Guilford County Jail Officer Arrested for Trafficking Meth on Duty
Christopher Aleman, a detention officer at High Point's jail, was arrested on his own shift with 57 grams of meth, then fired after nine months on the job.

Christopher Aleman walked into the High Point Detention Center on a scheduled shift carrying what authorities say was roughly 57 grams of methamphetamine and additional contraband. The 31-year-old detention services officer was arrested April 9 by the Guilford County Narcotics Task Force, nine months into his tenure with the Guilford County Sheriff's Office. He was terminated following the investigation.
Aleman faces two counts of trafficking methamphetamine, felony possession with intent to sell or distribute a Schedule II controlled substance, and felony possession of a controlled substance on jail premises. Under North Carolina General Statute 90-95, the 57-gram seizure falls into the 28-to-199-gram trafficking threshold, a Class F felony carrying a mandatory minimum of 70 months in prison and a $50,000 fine per count. With two trafficking charges stacked against the possession counts, he faces potential consecutive mandatory minimums. Bond was initially set at $500,000 secured before being reduced to $100,000 after his first court appearance; Aleman is next due in Guilford County court June 9, 2026, at 9 a.m.
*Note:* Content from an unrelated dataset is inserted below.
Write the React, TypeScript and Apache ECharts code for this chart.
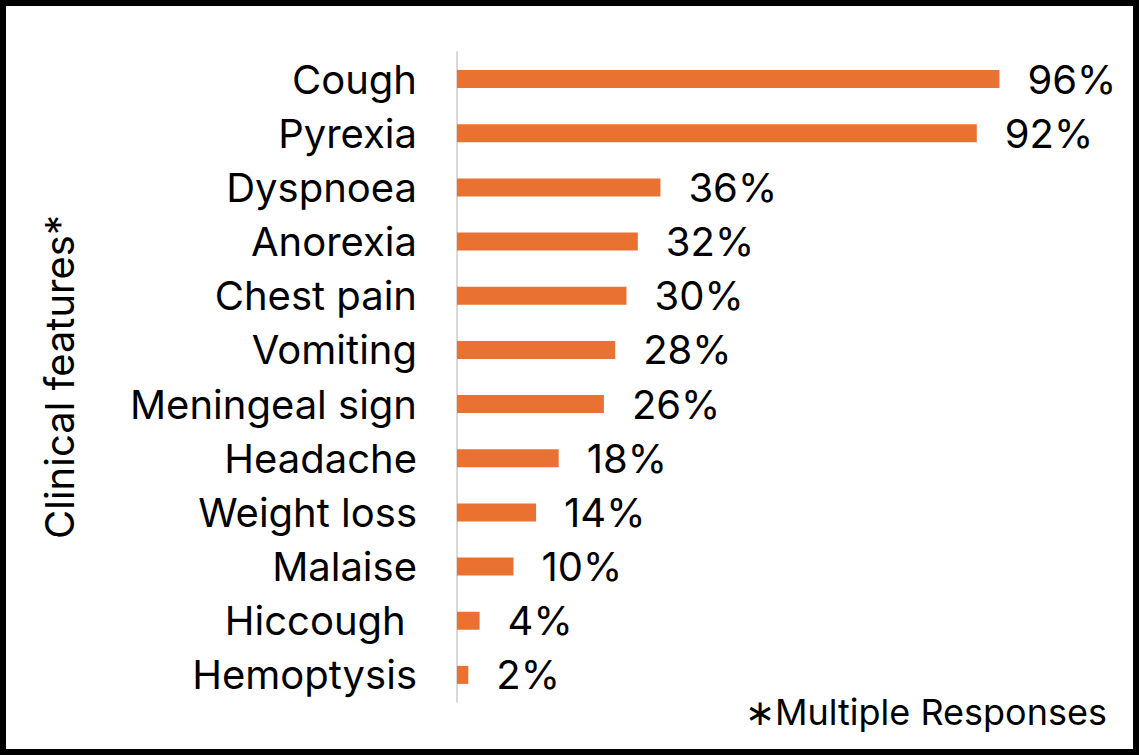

The arrest lays bare a documented vulnerability. North Carolina has historically not required correctional officers to be frisked when reporting for duty, nor has it widely deployed the contraband-detection technology used in other states, a gap identified in a 2017 investigation into the state's prison system. That policy leaves officers moving through facility entry points subject to far less scrutiny than the inmates and visitors around them, making staff one of the harder-to-detect vectors for contraband introduction into secured facilities.
The Guilford County Narcotics Task Force that investigated Aleman was announced June 2, 2025, at a joint press conference by Sheriff Danny H. Rogers and Greensboro Police Chief John Thompson. The multi-agency body draws personnel from the Guilford County Sheriff's Office, the Greensboro Police Department, the NC State Bureau of Investigation, and the DEA. Sheriff Rogers described its mission at launch as an effort to "disrupt and dismantle drug trafficking organizations." By mid-2025 the task force had seized more than 1,000 pounds of drugs county-wide, including 657 pounds of cocaine and 22 pounds of fentanyl and heroin, and Chief Thompson credited it with a 37 percent drop in Greensboro overdose deaths. The Aleman arrest turned that same investigative apparatus inward, toward the sheriff's own detention staff at 507 East Green Drive.
Aleman is not the first GCSO detention employee to face drug charges. Lakeshia Holloway, 47, a detention officer, was arrested January 2, 2025, on a felony charge of maintaining a dwelling for controlled substances and placed on leave without pay pending an internal investigation. Two drug arrests of Guilford County detention employees within 15 months raises the question of whether the sheriff's office implemented any systematic staff-screening reforms after the Holloway case and what, concretely, will follow now.
The broader pattern makes the case harder to dismiss as an isolated lapse. In August 2025, Dawan Dontra McKinzie, 31, a former correctional officer at Neuse Correctional Institution in Goldsboro, was sentenced to five years in federal prison for conspiring to smuggle methamphetamine into the prison with the help of inmates. Acting U.S. Attorney Daniel P. Bubar said at that sentencing: "This case is a reminder that when those entrusted with public safety break the law, the damage runs deep — inside our prisons and throughout our communities." Methamphetamine now accounts for 45.8 percent of all federal drug trafficking prosecutions nationally, a figure that has climbed 10 percent since fiscal year 2020.
Sheriff Rogers' office has not publicly outlined what screening reforms, if any, are under consideration at the High Point facility. That silence will be difficult to sustain through a June 9 court date.